The story is enough.

The story is enough.

Friday, March 13, 2015

"All You Have to Do" by Sarah Braunstein

Read the story here in The New Yorker. 

First line: "It was 1972 and Sid Baumwell was hungry." 
Last line: "The word for this was luck."

Growing up is neither neat nor tidy.  The teen years are full of juxtapositions between truth and reality.  Sid Baumwell questions and judges what he experiences in his life, but admits he is too passive to move, to respond to his hunger, to become his own.

I was concerned about stereotypical character-types when I first read the story.  But it became clear that Sid sees his world in a limited way.  He sees those around him as if they are as immobile and unchanging as he. 

What emerges from this "flaw" is beautiful and honest imagery. The details take this story far above cliches. Sid's mother's fingernails on his neck.  The name of the grocery store.  His father having two rolls at dinner.  Bill's grooming.  The grocery list.  Marley, disembodied.
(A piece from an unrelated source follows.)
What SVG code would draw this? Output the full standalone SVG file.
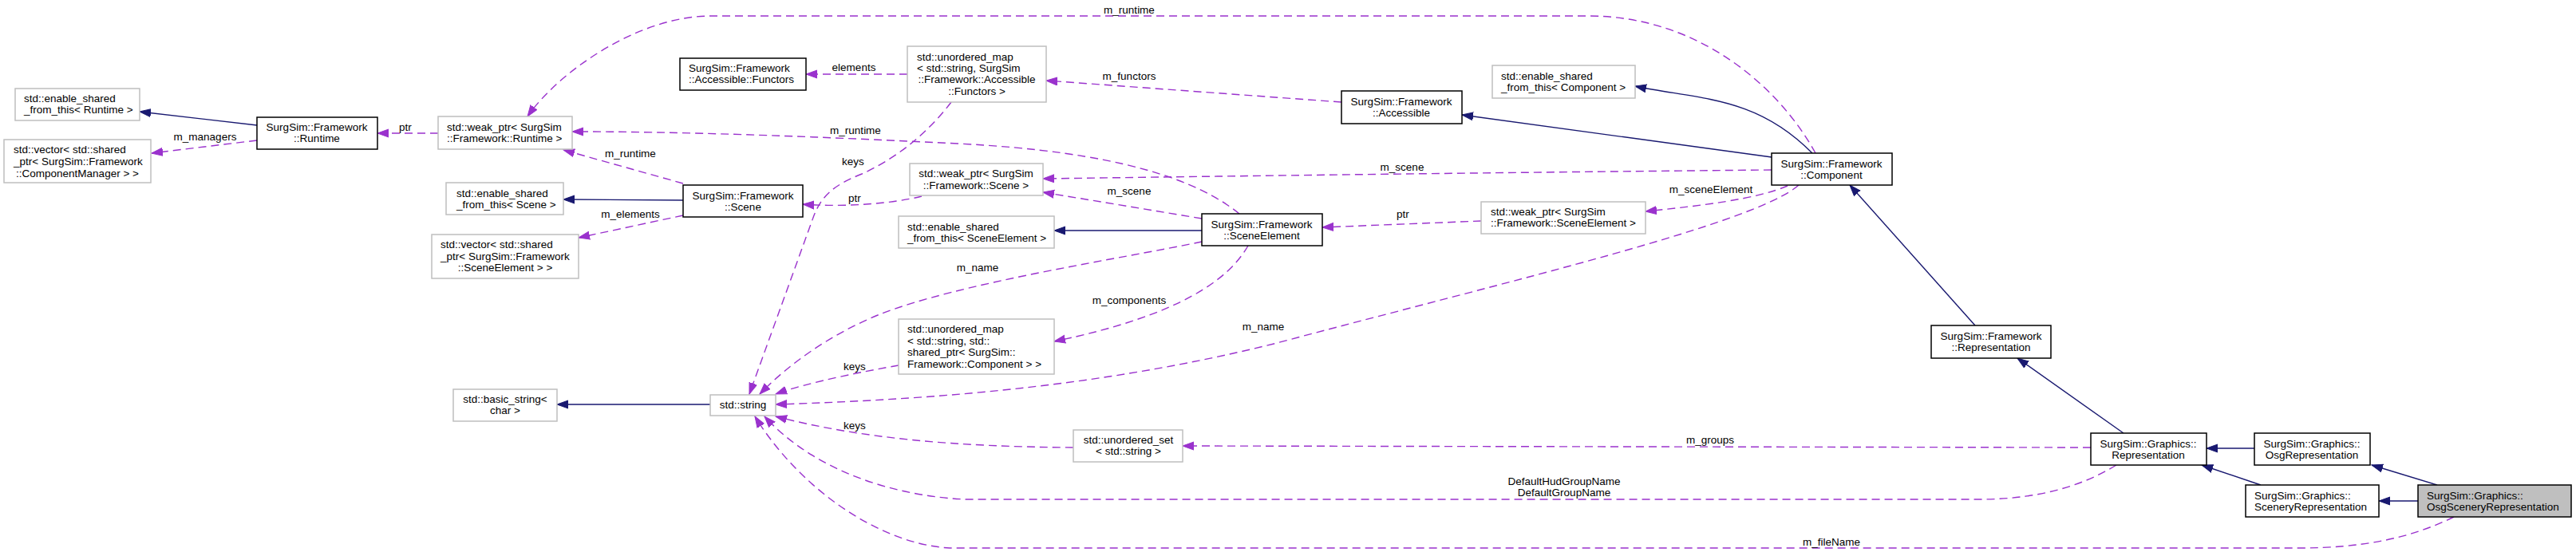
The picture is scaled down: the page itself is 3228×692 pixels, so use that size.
<svg xmlns="http://www.w3.org/2000/svg" width="3228" height="692" viewBox="0 0 3228 692">
<style>
text{font-family:"Liberation Sans",Arial,Helvetica,sans-serif;font-size:13.5px;fill:#000}
.m{text-anchor:middle}
rect.b{fill:#fff;stroke:#000;stroke-width:1.5}
rect.g{fill:#fff;stroke:#bfbfbf;stroke-width:1.5}
rect.f{fill:#bfbfbf;stroke:#000;stroke-width:1.5}
.inh path{fill:none;stroke:#191970;stroke-width:1.4;marker-end:url(#an)}
.use path{fill:none;stroke:#9a32cd;stroke-width:1.4;stroke-dasharray:10,6;marker-end:url(#ap)}
</style>
<defs>
<marker id="an" markerUnits="userSpaceOnUse" markerWidth="16" markerHeight="12" refX="14" refY="5.5" orient="auto"><path d="M0,0.5 L14,5.5 L0,10.5 z" fill="#191970" stroke="#191970" stroke-width="1"/></marker>
<marker id="ap" markerUnits="userSpaceOnUse" markerWidth="16" markerHeight="12" refX="14" refY="5.5" orient="auto"><path d="M0,0.5 L14,5.5 L0,10.5 z" fill="#9a32cd" stroke="#9a32cd" stroke-width="1"/></marker>
</defs>
<rect width="3228" height="692" fill="#fff"/>

<g id="connectors">
<g class="inh">
<path d="M322,157 L175,140"/>
<path d="M856,251 L706,250"/>
<path d="M1506,289 L1321,289"/>
<path d="M890,507 L698,507"/>
<path d="M2220,197 L1832,144"/>
<path d="M2271,192 C2200,120 2130,125 2049,108"/>
<path d="M2475,408 L2318,232"/>
<path d="M2661,543 L2528,449"/>
<path d="M2825,562 L2765,562"/>
<path d="M2833,608 L2759,583"/>
<path d="M3054,608 L2972,583"/>
<path d="M3030,628 L2981,628"/>
</g>
<g class="use">
<path d="M322,176 L190,192"/>
<path d="M549,167 L473,167"/>
<path d="M2275,192 C2230,110 2130,20 1990,20 L891,20 C800,20 700,90 661,146"/>
<path d="M1553,268 C1500,225 1400,190 1200,180 C1000,170 850,165 717,165"/>
<path d="M856,230 L706,188"/>
<path d="M1137,93 L1010,93"/>
<path d="M1681,128 L1311,101"/>
<path d="M1192,128 C1160,170 1120,200 1080,218 C1045,232 1030,245 1020,270 L939,494"/>
<path d="M2220,213 C1900,216 1600,220 1307,224"/>
<path d="M1506,274 L1307,241"/>
<path d="M1155,246 C1120,255 1060,260 1006,256"/>
<path d="M856,270 L725,298"/>
<path d="M1506,303 C1400,325 1200,355 1100,395 C1040,420 990,455 952,494"/>
<path d="M1564,308 C1540,350 1480,395 1321,428"/>
<path d="M1126,458 C1080,466 1010,480 972,494"/>
<path d="M2254,232 C2200,280 1900,350 1600,430 C1400,480 1200,500 972,507"/>
<path d="M1856,277 L1657,285"/>
<path d="M2240,233 C2200,250 2130,258 2062,265"/>
<path d="M1345,561 C1200,560 1080,550 972,522"/>
<path d="M2620,561 L1482,559"/>
<path d="M2652,583 C2600,615 2540,626 2480,626 L1210,626 C1120,622 1020,590 958,522"/>
<path d="M3075,648 C3020,675 2960,687 2880,687 L1190,687 C1100,682 1000,610 946,522"/>
</g>
<g id="edge-labels">
<text class="m" x="257" y="176">m_managers</text>
<text class="m" x="508" y="164">ptr</text>
<text class="m" x="1415" y="17">m_runtime</text>
<text class="m" x="1072" y="168">m_runtime</text>
<text class="m" x="790" y="197">m_runtime</text>
<text class="m" x="1070" y="89">elements</text>
<text class="m" x="1415" y="100">m_functors</text>
<text class="m" x="1069" y="207">keys</text>
<text class="m" x="1757" y="214">m_scene</text>
<text class="m" x="1415" y="244">m_scene</text>
<text class="m" x="1071" y="253">ptr</text>
<text class="m" x="790" y="273">m_elements</text>
<text class="m" x="1225" y="340">m_name</text>
<text class="m" x="1415" y="381">m_components</text>
<text class="m" x="1071" y="464">keys</text>
<text class="m" x="1583" y="414">m_name</text>
<text class="m" x="1758" y="273">ptr</text>
<text class="m" x="2144" y="242">m_sceneElement</text>
<text class="m" x="1071" y="538">keys</text>
<text class="m" x="2143" y="556">m_groups</text>
<text class="m" x="1960" y="608">DefaultHudGroupName</text>
<text class="m" x="1960" y="622">DefaultGroupName</text>
<text class="m" x="2295" y="684">m_fileName</text>
</g>
</g>

<g id="n_esft_runtime"><rect class="g" x="19" y="111" width="156" height="40"/><text x="30" y="128">std::enable_shared</text><text x="30" y="142">_from_this&lt; Runtime &gt;</text></g>
<g id="n_vec_cm"><rect class="g" x="5" y="175" width="184" height="54"/><text x="17" y="192">std::vector&lt; std::shared</text><text x="17" y="207">_ptr&lt; SurgSim::Framework</text><text class="m" x="97" y="222">::ComponentManager &gt; &gt;</text></g>
<g id="n_runtime"><rect class="b" x="322" y="147" width="151" height="40"/><text class="m" x="397" y="164">SurgSim::Framework</text><text class="m" x="397" y="178">::Runtime</text></g>
<g id="n_weak_runtime"><rect class="g" x="549" y="146" width="168" height="41"/><text x="560" y="164">std::weak_ptr&lt; SurgSim</text><text x="560" y="178">::Framework::Runtime &gt;</text></g>
<g id="n_functors"><rect class="b" x="852" y="73" width="158" height="40"/><text x="863" y="90">SurgSim::Framework</text><text x="863" y="104">::Accessible::Functors</text></g>
<g id="n_map_functors"><rect class="g" x="1137" y="58" width="174" height="70"/><text x="1149" y="76">std::unordered_map</text><text x="1149" y="90">&lt; std::string, SurgSim</text><text class="m" x="1224" y="104">::Framework::Accessible</text><text class="m" x="1224" y="119">::Functors &gt;</text></g>
<g id="n_accessible"><rect class="b" x="1681" y="114" width="151" height="41"/><text class="m" x="1756" y="132">SurgSim::Framework</text><text class="m" x="1756" y="146">::Accessible</text></g>
<g id="n_esft_component"><rect class="g" x="1870" y="82" width="179" height="41"/><text x="1881" y="100">std::enable_shared</text><text x="1881" y="114">_from_this&lt; Component &gt;</text></g>
<g id="n_component"><rect class="b" x="2220" y="192" width="151" height="40"/><text class="m" x="2295" y="210">SurgSim::Framework</text><text class="m" x="2295" y="224">::Component</text></g>
<g id="n_esft_scene"><rect class="g" x="559" y="229" width="147" height="40"/><text x="572" y="247">std::enable_shared</text><text x="572" y="261">_from_this&lt; Scene &gt;</text></g>
<g id="n_scene"><rect class="b" x="856" y="232" width="150" height="40"/><text class="m" x="931" y="250">SurgSim::Framework</text><text class="m" x="931" y="264">::Scene</text></g>
<g id="n_weak_scene"><rect class="g" x="1140" y="205" width="167" height="40"/><text class="m" x="1223" y="222">std::weak_ptr&lt; SurgSim</text><text class="m" x="1223" y="237">::Framework::Scene &gt;</text></g>
<g id="n_vec_se"><rect class="g" x="541" y="294" width="184" height="55"/><text x="552" y="311">std::vector&lt; std::shared</text><text x="552" y="326">_ptr&lt; SurgSim::Framework</text><text class="m" x="633" y="340">::SceneElement &gt; &gt;</text></g>
<g id="n_esft_se"><rect class="g" x="1126" y="271" width="195" height="40"/><text x="1137" y="289">std::enable_shared</text><text x="1137" y="303">_from_this&lt; SceneElement &gt;</text></g>
<g id="n_sceneelement"><rect class="b" x="1506" y="268" width="151" height="40"/><text class="m" x="1581" y="286">SurgSim::Framework</text><text class="m" x="1581" y="300">::SceneElement</text></g>
<g id="n_weak_se"><rect class="g" x="1856" y="253" width="206" height="40"/><text x="1868" y="270">std::weak_ptr&lt; SurgSim</text><text x="1868" y="284">::Framework::SceneElement &gt;</text></g>
<g id="n_map_component"><rect class="g" x="1126" y="400" width="195" height="69"/><text x="1137" y="417">std::unordered_map</text><text x="1137" y="432">&lt; std::string, std::</text><text x="1137" y="446">shared_ptr&lt; SurgSim::</text><text x="1137" y="461">Framework::Component &gt; &gt;</text></g>
<g id="n_basic_string"><rect class="g" x="568" y="488" width="130" height="40"/><text class="m" x="633" y="505">std::basic_string&lt;</text><text class="m" x="633" y="519">char &gt;</text></g>
<g id="n_string"><rect class="g" x="890" y="495" width="82" height="26"/><text class="m" x="931" y="512">std::string</text></g>
<g id="n_set"><rect class="g" x="1345" y="539" width="137" height="40"/><text class="m" x="1414" y="556">std::unordered_set</text><text class="m" x="1414" y="570">&lt; std::string &gt;</text></g>
<g id="n_fw_rep"><rect class="b" x="2420" y="408" width="150" height="41"/><text class="m" x="2495" y="426">SurgSim::Framework</text><text class="m" x="2495" y="440">::Representation</text></g>
<g id="n_gr_rep"><rect class="b" x="2620" y="543" width="145" height="40"/><text class="m" x="2692" y="561">SurgSim::Graphics::</text><text class="m" x="2692" y="575">Representation</text></g>
<g id="n_osg_rep"><rect class="b" x="2825" y="543" width="145" height="40"/><text class="m" x="2897" y="561">SurgSim::Graphics::</text><text class="m" x="2897" y="575">OsgRepresentation</text></g>
<g id="n_scenery_rep"><rect class="b" x="2814" y="608" width="167" height="40"/><text x="2825" y="626">SurgSim::Graphics::</text><text x="2825" y="640">SceneryRepresentation</text></g>
<g id="n_osg_scenery_rep"><rect class="f" x="3030" y="608" width="192" height="40"/><text x="3041" y="626">SurgSim::Graphics::</text><text x="3041" y="640">OsgSceneryRepresentation</text></g>
</svg>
The largesse of the lasagne.  The delivery man's movements.  Sid's feelings of pity and gratitude in the same moment.  Bill's car and cuff links and candy cane.  Kids on swings.  Adam's apple.  Loony Lou.  What Sid owns - a trophy "for participation", a sea shell, a box of unopened Topps cards.  The garbage.  Aluminum foil. The cat.  The hobby horse.

The details are accurate and give this story truth.  It could be any boy's story, but the details make it wholly Sid's.  They anchor him while he explores the reality of luck. Luck, in the form of Bill Baxter, encourages him to consider a new world.

And for the passive, like Sid, luck can bring about change.